● Exercise aim
Locate each line in the records containing "chart". Copy it.

● Records for this exercise
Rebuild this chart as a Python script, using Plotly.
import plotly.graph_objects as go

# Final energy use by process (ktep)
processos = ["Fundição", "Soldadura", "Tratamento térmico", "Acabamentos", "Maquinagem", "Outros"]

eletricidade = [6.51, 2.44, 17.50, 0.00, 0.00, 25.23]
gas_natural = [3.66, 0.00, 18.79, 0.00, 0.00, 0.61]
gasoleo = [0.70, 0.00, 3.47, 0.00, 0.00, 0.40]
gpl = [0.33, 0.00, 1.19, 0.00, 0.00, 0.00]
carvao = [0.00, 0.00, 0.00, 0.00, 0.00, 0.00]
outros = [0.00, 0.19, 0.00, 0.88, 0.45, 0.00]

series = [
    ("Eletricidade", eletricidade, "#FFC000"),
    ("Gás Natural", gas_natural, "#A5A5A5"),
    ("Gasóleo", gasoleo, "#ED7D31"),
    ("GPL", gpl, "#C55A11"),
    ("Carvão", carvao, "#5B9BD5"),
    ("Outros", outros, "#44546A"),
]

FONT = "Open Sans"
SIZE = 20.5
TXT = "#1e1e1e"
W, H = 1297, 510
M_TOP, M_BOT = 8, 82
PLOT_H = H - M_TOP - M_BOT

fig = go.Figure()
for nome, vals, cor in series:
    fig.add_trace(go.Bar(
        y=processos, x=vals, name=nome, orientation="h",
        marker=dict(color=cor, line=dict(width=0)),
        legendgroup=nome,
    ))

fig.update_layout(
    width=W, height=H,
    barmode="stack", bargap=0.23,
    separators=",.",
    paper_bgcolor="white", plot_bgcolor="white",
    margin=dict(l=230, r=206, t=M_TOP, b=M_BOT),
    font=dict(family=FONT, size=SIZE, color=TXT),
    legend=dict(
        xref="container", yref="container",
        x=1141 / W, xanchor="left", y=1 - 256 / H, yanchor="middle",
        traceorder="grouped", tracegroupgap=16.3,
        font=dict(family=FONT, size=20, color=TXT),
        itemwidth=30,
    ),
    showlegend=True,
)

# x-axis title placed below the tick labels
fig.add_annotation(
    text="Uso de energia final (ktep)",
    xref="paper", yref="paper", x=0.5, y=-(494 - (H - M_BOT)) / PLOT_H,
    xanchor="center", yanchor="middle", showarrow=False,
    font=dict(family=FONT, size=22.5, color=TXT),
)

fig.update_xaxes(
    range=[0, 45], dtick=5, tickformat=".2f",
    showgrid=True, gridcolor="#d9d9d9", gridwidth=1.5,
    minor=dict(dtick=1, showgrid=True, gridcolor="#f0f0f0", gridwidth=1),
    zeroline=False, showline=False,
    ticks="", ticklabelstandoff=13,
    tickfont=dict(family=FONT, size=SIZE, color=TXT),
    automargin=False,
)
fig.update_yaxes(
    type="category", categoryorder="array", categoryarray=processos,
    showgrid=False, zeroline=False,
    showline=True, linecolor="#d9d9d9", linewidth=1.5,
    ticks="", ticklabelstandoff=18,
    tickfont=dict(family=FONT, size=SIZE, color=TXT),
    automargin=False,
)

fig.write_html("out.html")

--

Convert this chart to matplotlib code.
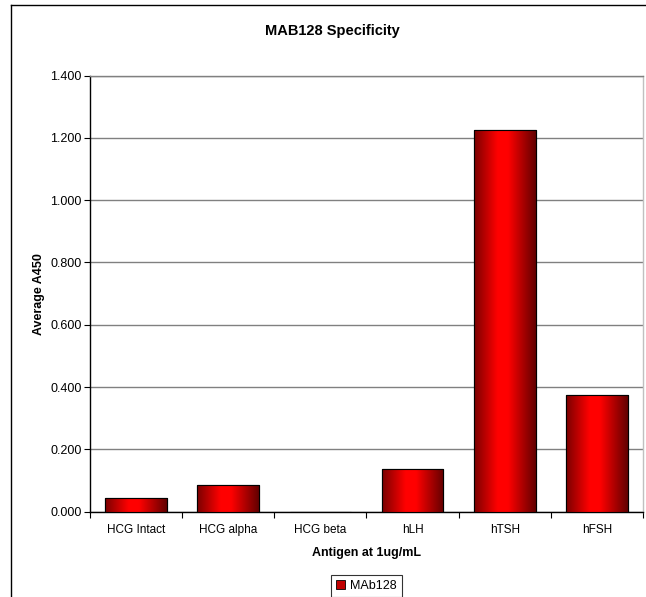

● Exercise output
Rebuild this chart as a Python script, using Plotly.
Convert this chart to matplotlib code.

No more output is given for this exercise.